I would be a little more restrained with the existence of antineutrons. First at all – if I understood right – the existence of antiquarks is hypothetical. If one not agree with this please refer to experimental data which shows their observation.
Second one has to show that the neutron is not able to decay in electron, neutron and anti-neutrino as well as in the anti-particles. If one will use the isospin he has to go back in history and to explain how and why the isospin was discovered. Or was he invented?
Third a neutron-antineutron collision – after all what we have seen in this kind of collisions with protons-antiprotons and electrons-positrons- has to lead to pure energy in the form of photons. Did we get this data in some experiment?
Best Answer
You didn't understand any of these questions right. Antiquarks and their bound states, including the antineutrons, are produced and observed as easily as bread and butter. Lots of details experiments with e.g. antineutrons have been performed, e.g.
(this one was done more than 20 years ago) and all these experiments agree with the theoretical predictions. Millions of antiquarks are produced at the LHC each second (when it's running), too.
There's not a tiny doubt that every particle has an antiparticle. For most particles, the antiparticle is different from the original particle. Only "truly neutral" particles such as photons, gravitons, and Higgs bosons (but not neutrons!) have antiparticles that are identical to the original particle. All the antiparticle species to the known particle species have been observed, too.
The neutron always or virtually always decays to a proton, an electron, and an electron antineutrino. There's no doubt about it – this fact can be calculated from the Standard Model and it may experimentally verified, too.

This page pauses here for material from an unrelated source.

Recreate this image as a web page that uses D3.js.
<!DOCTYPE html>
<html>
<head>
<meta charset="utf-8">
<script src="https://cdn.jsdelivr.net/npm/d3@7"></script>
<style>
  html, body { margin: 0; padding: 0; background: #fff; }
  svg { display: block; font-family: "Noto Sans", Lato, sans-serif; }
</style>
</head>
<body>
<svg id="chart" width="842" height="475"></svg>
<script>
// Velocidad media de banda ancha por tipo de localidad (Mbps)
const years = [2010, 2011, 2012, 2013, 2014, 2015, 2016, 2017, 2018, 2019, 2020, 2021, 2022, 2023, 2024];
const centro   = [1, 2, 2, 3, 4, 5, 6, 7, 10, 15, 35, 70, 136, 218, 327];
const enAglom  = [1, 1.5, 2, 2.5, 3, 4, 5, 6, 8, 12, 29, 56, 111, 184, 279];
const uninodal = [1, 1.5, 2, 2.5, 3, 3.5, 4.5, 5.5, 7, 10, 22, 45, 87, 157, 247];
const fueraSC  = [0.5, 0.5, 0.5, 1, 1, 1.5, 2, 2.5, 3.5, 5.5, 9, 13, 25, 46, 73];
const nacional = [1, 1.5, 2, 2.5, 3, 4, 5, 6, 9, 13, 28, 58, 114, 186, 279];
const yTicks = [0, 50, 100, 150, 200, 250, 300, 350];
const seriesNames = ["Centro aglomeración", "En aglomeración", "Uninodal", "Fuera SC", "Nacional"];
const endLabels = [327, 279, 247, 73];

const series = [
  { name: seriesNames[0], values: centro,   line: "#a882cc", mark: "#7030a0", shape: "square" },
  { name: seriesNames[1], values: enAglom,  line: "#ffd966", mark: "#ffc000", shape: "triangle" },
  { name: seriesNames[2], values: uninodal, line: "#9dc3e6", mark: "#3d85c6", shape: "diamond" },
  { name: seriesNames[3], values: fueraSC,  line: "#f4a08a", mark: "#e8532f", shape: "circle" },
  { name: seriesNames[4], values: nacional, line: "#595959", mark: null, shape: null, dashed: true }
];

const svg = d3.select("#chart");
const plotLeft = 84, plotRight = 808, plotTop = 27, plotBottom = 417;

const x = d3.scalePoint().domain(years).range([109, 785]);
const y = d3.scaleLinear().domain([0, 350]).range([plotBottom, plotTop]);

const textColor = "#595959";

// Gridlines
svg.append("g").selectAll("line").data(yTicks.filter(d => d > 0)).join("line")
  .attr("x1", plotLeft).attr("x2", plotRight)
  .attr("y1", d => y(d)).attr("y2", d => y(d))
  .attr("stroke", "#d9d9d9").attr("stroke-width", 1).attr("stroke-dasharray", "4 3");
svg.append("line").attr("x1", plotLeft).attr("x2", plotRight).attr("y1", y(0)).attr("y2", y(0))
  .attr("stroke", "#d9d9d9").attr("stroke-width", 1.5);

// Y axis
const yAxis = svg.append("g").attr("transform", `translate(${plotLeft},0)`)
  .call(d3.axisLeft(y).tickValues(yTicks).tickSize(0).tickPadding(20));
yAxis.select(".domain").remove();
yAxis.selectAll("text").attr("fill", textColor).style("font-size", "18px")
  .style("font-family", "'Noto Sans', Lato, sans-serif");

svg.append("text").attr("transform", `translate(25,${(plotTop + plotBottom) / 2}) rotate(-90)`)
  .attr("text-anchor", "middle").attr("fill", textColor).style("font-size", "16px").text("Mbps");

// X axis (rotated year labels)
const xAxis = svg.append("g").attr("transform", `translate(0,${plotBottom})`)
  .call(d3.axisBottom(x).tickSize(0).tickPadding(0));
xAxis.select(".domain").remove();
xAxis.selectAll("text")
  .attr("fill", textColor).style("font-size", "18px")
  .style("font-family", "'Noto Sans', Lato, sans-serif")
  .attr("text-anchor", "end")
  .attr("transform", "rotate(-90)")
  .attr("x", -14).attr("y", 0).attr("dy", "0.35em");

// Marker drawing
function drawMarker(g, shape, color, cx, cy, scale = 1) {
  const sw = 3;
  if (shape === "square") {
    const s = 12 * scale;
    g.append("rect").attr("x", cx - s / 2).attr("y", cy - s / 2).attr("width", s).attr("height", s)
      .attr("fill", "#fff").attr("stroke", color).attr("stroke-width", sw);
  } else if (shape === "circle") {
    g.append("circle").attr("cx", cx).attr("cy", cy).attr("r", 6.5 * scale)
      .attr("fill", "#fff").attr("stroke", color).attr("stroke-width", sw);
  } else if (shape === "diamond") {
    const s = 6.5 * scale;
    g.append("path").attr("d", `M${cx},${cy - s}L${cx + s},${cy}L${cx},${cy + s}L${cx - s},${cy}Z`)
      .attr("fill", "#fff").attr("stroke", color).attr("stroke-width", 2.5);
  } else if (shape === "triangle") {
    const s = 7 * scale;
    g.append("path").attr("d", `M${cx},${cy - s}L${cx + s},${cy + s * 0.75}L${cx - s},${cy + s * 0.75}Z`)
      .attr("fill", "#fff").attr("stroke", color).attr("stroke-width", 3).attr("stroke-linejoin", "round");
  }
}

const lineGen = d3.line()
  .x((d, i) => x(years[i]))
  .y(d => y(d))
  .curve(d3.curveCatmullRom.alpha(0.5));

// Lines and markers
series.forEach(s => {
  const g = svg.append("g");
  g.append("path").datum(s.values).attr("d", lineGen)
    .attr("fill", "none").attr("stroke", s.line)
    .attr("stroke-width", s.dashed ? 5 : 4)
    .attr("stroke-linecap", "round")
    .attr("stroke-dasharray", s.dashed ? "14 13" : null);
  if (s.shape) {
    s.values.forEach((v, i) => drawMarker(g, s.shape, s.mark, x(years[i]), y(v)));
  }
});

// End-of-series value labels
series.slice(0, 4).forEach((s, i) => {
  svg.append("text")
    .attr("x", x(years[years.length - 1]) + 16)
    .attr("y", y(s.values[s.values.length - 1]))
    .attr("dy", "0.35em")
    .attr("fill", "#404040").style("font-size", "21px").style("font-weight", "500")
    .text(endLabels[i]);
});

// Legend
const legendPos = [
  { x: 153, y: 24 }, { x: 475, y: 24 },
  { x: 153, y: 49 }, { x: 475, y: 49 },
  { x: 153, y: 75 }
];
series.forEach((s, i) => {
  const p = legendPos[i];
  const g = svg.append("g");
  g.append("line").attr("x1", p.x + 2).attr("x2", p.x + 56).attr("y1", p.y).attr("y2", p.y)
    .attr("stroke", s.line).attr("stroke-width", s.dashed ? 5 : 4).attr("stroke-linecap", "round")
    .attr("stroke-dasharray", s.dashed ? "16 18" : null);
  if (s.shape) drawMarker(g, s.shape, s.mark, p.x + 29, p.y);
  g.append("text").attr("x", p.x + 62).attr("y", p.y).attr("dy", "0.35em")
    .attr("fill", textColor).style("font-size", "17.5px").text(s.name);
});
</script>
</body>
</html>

Also, the antineutron can't decay to the same products as the neutron (or vice versa). That would violate the conservation of the baryon number and the conservation of the isospin in the processes based governed by the strong interaction. These conservation laws are "laws in our theories" but we only believe all these laws because there is an overwhelming experimental support for all these things.

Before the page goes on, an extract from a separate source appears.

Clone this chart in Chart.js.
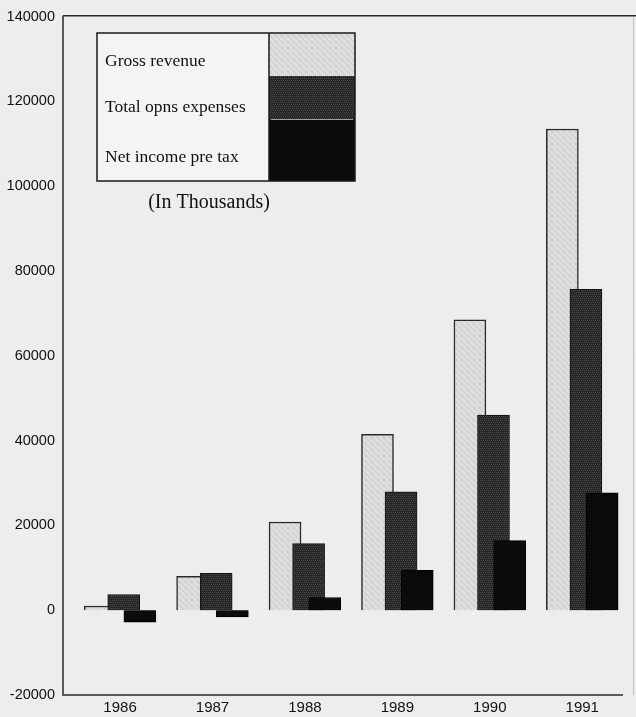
<!DOCTYPE html>
<html>
<head>
<meta charset="utf-8">
<script src="https://cdn.jsdelivr.net/npm/chart.js@4"></script>
<style>
  html, body { margin: 0; padding: 0; background: #ededed; }
  #wrap { width: 636px; height: 717px; }
</style>
</head>
<body>
<div id="wrap"><canvas id="mychart" width="636" height="717"></canvas></div>
<script>
// values in thousands
const years = [1986, 1987, 1988, 1989, 1990, 1991]
const grossRevenue = [1000, 8000, 20800, 41500, 68500, 113500]
const totalOpnsExpenses = [3700, 8700, 15700, 27900, 46000, 75700]
const netIncomePreTax = [-2800, -1600, 3000, 9400, 16400, 27700]
const seriesNames = ['Gross revenue', 'Total opns expenses', 'Net income pre tax']
const yTicks = [-20000, 0, 20000, 40000, 60000, 80000, 100000, 120000, 140000]

// little stipple textures so the bars look like the old print
function makePattern(base, dot, step){
    const c = document.createElement('canvas')
    c.width = 6
    c.height = 6
    const g = c.getContext('2d')
    g.fillStyle = base
    g.fillRect(0, 0, 6, 6)
    g.fillStyle = dot
    for(let y = 0; y < 6; y++){
        for(let x = 0; x < 6; x++){
            if((x * 2 + y * 3) % step === 0) g.fillRect(x, y, 1, 1)
        }
    }
    return g.createPattern(c, 'repeat')
}
const lightFill = makePattern('#dedede', '#cacaca', 5)
const darkFill = makePattern('#262626', '#4a4a4a', 4)
const blackFill = '#0b0b0b'

// bars overlap a bit inside each year, like the original
const offsets = [-0.215, 0.04, 0.215]
function points(values, off){
    return values.map((v, i) => ({x: years[i] + off, y: v}))
}

const serif = "'Liberation Serif', 'DejaVu Serif', serif"
const sans = "'Liberation Sans', Arial, sans-serif"

const frameAndLegend = {
    id: 'frameAndLegend',
    beforeDatasetsDraw(chart){
        const ctx = chart.ctx
        const a = chart.chartArea
        ctx.save()
        // faint right edge
        ctx.strokeStyle = '#c4c4c4'
        ctx.lineWidth = 1
        ctx.beginPath()
        ctx.moveTo(633.5, a.top)
        ctx.lineTo(633.5, a.bottom)
        ctx.stroke()
        ctx.strokeStyle = '#2a2a2a'
        ctx.lineWidth = 1.5
        ctx.beginPath()
        ctx.moveTo(a.left, a.top - 1)
        ctx.lineTo(636, a.top - 1)
        ctx.moveTo(a.left, a.top - 1)
        ctx.lineTo(a.left, a.bottom)
        ctx.lineTo(623, a.bottom)
        ctx.stroke()
        ctx.restore()
    },
    afterDraw(chart){
        const ctx = chart.ctx
        ctx.save()
        // legend box
        ctx.fillStyle = '#f4f4f4'
        ctx.fillRect(97, 33, 172, 148)
        ctx.fillStyle = lightFill
        ctx.fillRect(269, 33, 86, 43)
        ctx.fillStyle = darkFill
        ctx.fillRect(269, 76, 86, 44)
        ctx.fillStyle = blackFill
        ctx.fillRect(269, 120, 86, 61)
        ctx.strokeStyle = '#9a9a9a'
        ctx.lineWidth = 1
        ctx.beginPath()
        ctx.moveTo(271, 119.5)
        ctx.lineTo(353, 119.5)
        ctx.stroke()
        ctx.strokeStyle = '#1a1a1a'
        ctx.lineWidth = 1.5
        ctx.strokeRect(97, 33, 258, 148)
        ctx.beginPath()
        ctx.moveTo(269, 33)
        ctx.lineTo(269, 181)
        ctx.stroke()

        ctx.fillStyle = '#111'
        ctx.font = '17.5px ' + serif
        ctx.textBaseline = 'middle'
        ctx.textAlign = 'left'
        ctx.fillText(seriesNames[0], 105, 61)
        ctx.fillText(seriesNames[1], 105, 107)
        ctx.fillText(seriesNames[2], 105, 157)
        ctx.font = '20px ' + serif
        ctx.textAlign = 'center'
        ctx.fillText('(In Thousands)', 209, 203)
        ctx.restore()
    }
}

const data = {
    datasets: [
        {
            label: seriesNames[0],
            data: points(grossRevenue, offsets[0]),
            backgroundColor: lightFill,
            borderColor: '#2a2a2a',
            borderWidth: 1.5,
            order: 2
        },
        {
            label: seriesNames[1],
            data: points(totalOpnsExpenses, offsets[1]),
            backgroundColor: darkFill,
            borderColor: '#111',
            borderWidth: 1,
            order: 1
        },
        {
            label: seriesNames[2],
            data: points(netIncomePreTax, offsets[2]),
            backgroundColor: blackFill,
            borderColor: '#000',
            borderWidth: 1,
            order: 0
        }
    ]
}

const config = {
    type: 'bar',
    data: data,
    options: {
        responsive: false,
        animation: false,
        events: [],
        layout: { padding: { top: 13, right: 2, left: 0, bottom: 0 } },
        datasets: { bar: { grouped: false, barThickness: 32 } },
        plugins: { legend: { display: false }, tooltip: { enabled: false } },
        scales: {
            x: {
                type: 'linear',
                offset: false,
                min: years[0] - 0.617,
                max: years[years.length - 1] + 0.56,
                afterBuildTicks: (scale) => { scale.ticks = years.map(v => ({value: v})) },
                afterFit: (scale) => { scale.height = 22 },
                grid: { display: false, drawTicks: false, offset: false },
                border: { display: false },
                ticks: {
                    color: '#111',
                    font: { family: sans, size: 15 },
                    padding: 4,
                    maxRotation: 0,
                    callback: (v) => String(v)
                }
            },
            y: {
                min: yTicks[0],
                max: yTicks[yTicks.length - 1],
                afterBuildTicks: (scale) => { scale.ticks = yTicks.map(v => ({value: v})) },
                afterFit: (scale) => { scale.width = 63 },
                grid: { display: false, drawTicks: false },
                border: { display: false },
                ticks: {
                    color: '#111',
                    font: { family: sans, size: 14.5 },
                    padding: 8,
                    callback: (v) => String(v)
                }
            }
        }
    },
    plugins: [frameAndLegend]
}

const myChart = new Chart(document.getElementById('mychart'), config)
</script>
</body>
</html>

It's impractical to measure the neutron-antineutron annihilation because both particles are (equally) unstable. But totally analogous annihilation of antineutrons and protons (see the paper above) – with some light charged products aside from neutral pions – are almost the same thing and indeed, virtually all the rest mass gets converted to pure energy just like in the case of any annihilation.
All the things you doubt – and hundreds of much more advanced, detailed, and accurate insights of a similar kind – are completely indisputable and experimentally verifiable, often very directly.